With no need to pump out sound and Noseda’s careful attention to balance, the fine cast that Zurich Opera assembled was able to sing with extraordinary attention to text, as well as a great range of dynamic shading and vocal coloring. As Wotan, Tomasz Konieczny was lost in his thoughts much of the time, except when facing down Alberich over the gold, which he needed to ransom Freia from Fasolt and Fafner. Still, Konieczny sang with imposing authority.
Patricia Bardon’s Fricka and Kiandra Howarth’s Freia appeared heavily sedated for much of the action. Deprived of Freia’s magic apples, Fricka seemed to be overcome by an attack of the vapors and lapse into sleep. Vocally, however, they did sound like goddesses. Anna Danik lacked the vocal heft to do justice to Erda’s dire predictions that possession of the ring will bring about the end of the gods. Jordan Shanahan’s Donner and Omer Kobiljak’s Froh were a winning combination. Shanahan’s forthright singing made him a clear audience favorite.
The giants and dwarves were the most vivid vocally, just as they were dramatically, apart from Matthias Klink’s Loge, who sang with the same ease that he exhibited darting about the stage. Christopher Purves’ Alberich was the incarnation of greed and delivered his threats and curses to chilling effect. Wolfgang Ablinger-Sperrhacke was an excellent Mime.

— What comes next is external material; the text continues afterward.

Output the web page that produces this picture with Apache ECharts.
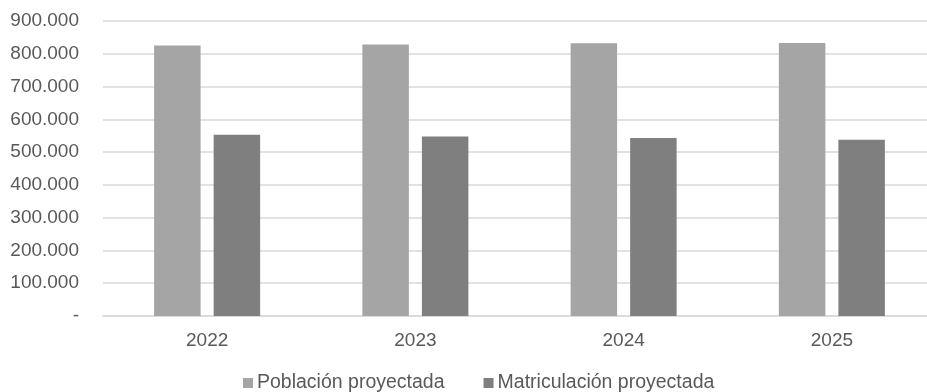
<!DOCTYPE html>
<html>
<head>
<meta charset="utf-8">
<script src="https://cdn.jsdelivr.net/npm/echarts@6/dist/echarts.min.js"></script>
<style>
  html, body { margin: 0; padding: 0; background: #ffffff; overflow: hidden; }
  /* the plot area continues a little past the right edge of the window */
  #chart { width: 936px; height: 392px; }
</style>
</head>
<body>
<div id="chart"></div>
<script>
// Years on the category axis
const years = ['2022', '2023', '2024', '2025'];
// Projected population and projected enrolment
const poblacion = [825000, 828000, 832000, 833000];
const matriculacion = [553000, 548000, 543000, 538000];
// Value axis ticks
const yMax = 900000;
const yStep = 100000;

const fontFamily = '"Liberation Sans", Arial, Helvetica, sans-serif';

// Thousands with a dot separator; zero shown as a dash
function formatTick(v) {
  if (v === 0) return '-';
  return String(v).replace(/\B(?=(\d{3})+(?!\d))/g, '.');
}

const chart = echarts.init(document.getElementById('chart'), null, { renderer: 'canvas' });
chart.setOption({
  animation: false,
  backgroundColor: '#ffffff',
  textStyle: { fontFamily: fontFamily },
  grid: { left: 103, right: 0, top: 21, bottom: 76, containLabel: false },
  legend: {
    top: 373,
    left: 243,
    padding: 0,
    itemWidth: 10,
    itemHeight: 10,
    itemGap: 39,
    icon: 'rect',
    textStyle: { fontSize: 19.5, color: '#595959', fontFamily: fontFamily, padding: [0, 0, 0, -1] },
    data: ['Población proyectada', 'Matriculación proyectada']
  },
  xAxis: {
    type: 'category',
    data: years,
    axisLine: { show: true, lineStyle: { color: '#d9d9d9', width: 1.5 } },
    axisTick: { show: false },
    axisLabel: { fontSize: 19, color: '#595959', margin: 15, fontFamily: fontFamily }
  },
  yAxis: {
    type: 'value',
    min: 0,
    max: yMax,
    interval: yStep,
    axisLine: { show: false },
    axisTick: { show: false },
    splitLine: { lineStyle: { color: '#d9d9d9', width: 1.5 } },
    axisLabel: { fontSize: 19, color: '#595959', margin: 24, formatter: formatTick, fontFamily: fontFamily }
  },
  series: [
    {
      name: 'Población proyectada',
      type: 'bar',
      data: poblacion,
      barWidth: 46.5,
      barGap: '28%',
      itemStyle: { color: '#a5a5a5' }
    },
    {
      name: 'Matriculación proyectada',
      type: 'bar',
      data: matriculacion,
      barWidth: 46.5,
      itemStyle: { color: '#7f7f7f' }
    }
  ]
});
</script>
</body>
</html>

Attired as Alpine woodsmen dressed up in their Sunday best, David Soar’s Fasolt and Oleg Davydov’s Fafner were imposing vocally. Sensuality and glamour was provided by the alluring Rheinmaidens of Uliana Alexyuk, Niamh O’Sullivan, and Siena Licht Miller.

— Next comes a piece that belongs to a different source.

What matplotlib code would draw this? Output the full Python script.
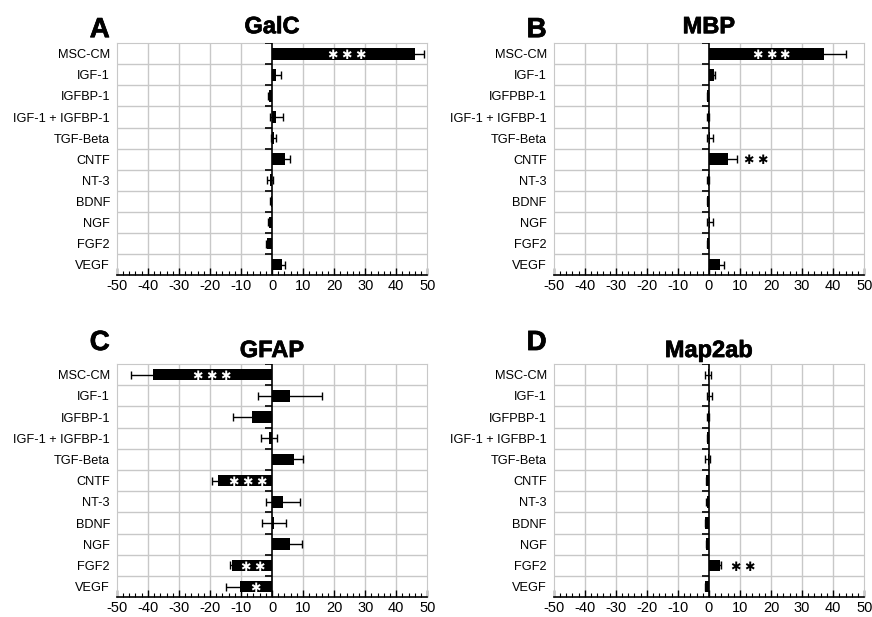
import numpy as np
import matplotlib
matplotlib.use("Agg")
import matplotlib.pyplot as plt
import matplotlib.patheffects as pe
from matplotlib.ticker import MultipleLocator

plt.rcParams['font.family'] = ['Liberation Sans', 'DejaVu Sans']
plt.rcParams['axes.unicode_minus'] = False

labels_a = ["MSC-CM", "IGF-1", "IGFBP-1", "IGF-1 + IGFBP-1", "TGF-Beta", "CNTF",
            "NT-3", "BDNF", "NGF", "FGF2", "VEGF"]
labels_b = ["MSC-CM", "IGF-1", "IGFPBP-1", "IGF-1 + IGFBP-1", "TGF-Beta", "CNTF",
            "NT-3", "BDNF", "NGF", "FGF2", "VEGF"]

# GalC
galc = [45.9, 1.4, -1.0, 1.4, 0.5, 4.2, -0.6, -0.5, -1.0, -1.5, 3.2]
galc_err = [3.0, 1.4, 0.3, 2.0, 0.9, 1.5, 1.0, 0.3, 0.3, 0.3, 1.1]
galc_sig = {0: (3, 24)}

# MBP
mbp = [37.0, 1.5, -0.5, -0.3, 0.3, 6.2, -0.3, -0.5, 0.3, -0.5, 3.5]
mbp_err = [7.0, 0.3, 0.2, 0.2, 1.0, 3.0, 0.2, 0.2, 1.0, 0.2, 1.5]
mbp_sig = {0: (3, 20), 5: (2, 15)}

# GFAP
gfap = [-38.4, 5.7, -6.5, -1.0, 7.1, -17.5, 3.5, 0.7, 5.7, -12.8, -10.4]
gfap_err = [7.2, 10.3, 6.2, 2.7, 2.9, 1.8, 5.4, 3.8, 3.9, 0.9, 4.5]
gfap_sig = {0: (3, -19.5), 5: (3, -8), 9: (2, -6.3), 10: (1, -5.4)}

# Map2ab
map2 = [-0.3, 0.3, -0.3, -0.5, -0.4, -0.8, -0.6, -1.2, -0.8, 3.6, -1.2]
map2_err = [1.0, 0.8, 0.2, 0.2, 0.8, 0.2, 0.2, 0.2, 0.2, 0.2, 0.2]
map2_sig = {9: (2, 10.7)}

fig = plt.figure(figsize=(8.72, 6.17), dpi=100)

# letter, title, labels, values, errors, stars, axes rect, title y, letter y
panels = [
    ("A", "GalC", labels_a, galc, galc_err, galc_sig, [0.134, 0.554, 0.356, 0.376], 1.043, 1.026),
    ("B", "MBP", labels_b, mbp, mbp_err, mbp_sig, [0.635, 0.554, 0.356, 0.376], 1.043, 1.026),
    ("C", "GFAP", labels_a, gfap, gfap_err, gfap_sig, [0.134, 0.032, 0.356, 0.378], 1.03, 1.06),
    ("D", "Map2ab", labels_b, map2, map2_err, map2_sig, [0.635, 0.032, 0.356, 0.378], 1.03, 1.06),
]

heavy = [pe.withStroke(linewidth=0.5, foreground='black')]

for letter, title, labels, vals, errs, sig, pos, ty, ly in panels:
    ax = fig.add_axes(pos)
    y = np.arange(len(labels))
    ax.barh(y, vals, height=0.55, color='black', zorder=3)
    ax.errorbar(vals, y, xerr=errs, fmt='none', ecolor='black', elinewidth=1,
                capsize=2.7, capthick=1, zorder=2)
    ax.set_xlim(-50, 50)
    ax.set_ylim(len(labels) - 0.5, -0.5)
    ax.set_yticks(y)
    ax.set_yticklabels(labels, fontsize=9.2)
    ax.tick_params(axis='y', length=0, pad=5)
    ax.set_xticks(np.arange(-50, 51, 10))
    ax.xaxis.set_minor_locator(MultipleLocator(2))
    ax.tick_params(axis='x', which='major', direction='in', length=5, width=1,
                   labelsize=10.5, pad=3)
    ax.tick_params(axis='x', which='minor', direction='in', length=3, width=0.8)

    # grid
    for gx in np.arange(-40, 50, 10):
        if gx != 0:
            ax.axvline(gx, color='#c8c8c8', lw=1, zorder=0)
    for gy in np.arange(0.5, len(labels) - 0.5, 1):
        ax.axhline(gy, color='#c8c8c8', lw=1, zorder=0)
    for s in ['top', 'left', 'right']:
        ax.spines[s].set_color('#c8c8c8')
    ax.spines['bottom'].set_color('black')
    ax.spines['bottom'].set_linewidth(1.2)

    # zero axis with category ticks
    ax.axvline(0, color='black', lw=1.2, zorder=4)
    ax.hlines(np.arange(-0.5, len(labels) - 0.5, 1), -2.3, 0, color='black',
              lw=1.2, zorder=4)

    # significance stars
    for idx, (n, sx) in sig.items():
        inside = (vals[idx] > 0 and 0 < sx < vals[idx]) or (vals[idx] < 0 and vals[idx] < sx < 0)
        for k in range(n):
            ax.annotate("\u2731", xy=(sx, idx), xytext=((k - (n - 1) / 2) * 10, -1.2),
                        textcoords='offset points', ha='center', va='center',
                        fontsize=9, family='DejaVu Sans',
                        color='white' if inside else 'black', zorder=5)

    ax.text(0.5, ty, title, transform=ax.transAxes, ha='center', va='baseline',
            fontsize=17, fontweight='bold', path_effects=heavy)
    ax.text(-0.023, ly, letter, transform=ax.transAxes, ha='right', va='baseline',
            fontsize=20, fontweight='bold', path_effects=heavy)

fig.savefig("out.png", dpi=100)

Homoki has stated that for Zurich’s new Ring, his goal was “to try to tell the story as simply and directly as possible.” Visually, this Das Rheingold pretty much hit that mark in terms of simplicity, undoubtedly a disappointment to many, but the Hollywood shenanigans tilted in the other direction. It remains to be seen whether his concept coalesces into something that can be sustained through four evenings of a complete performance of the Ring. There is no doubt, however, that Noseda with the Philharmonia Zurich in the pit will have no problems in that regard.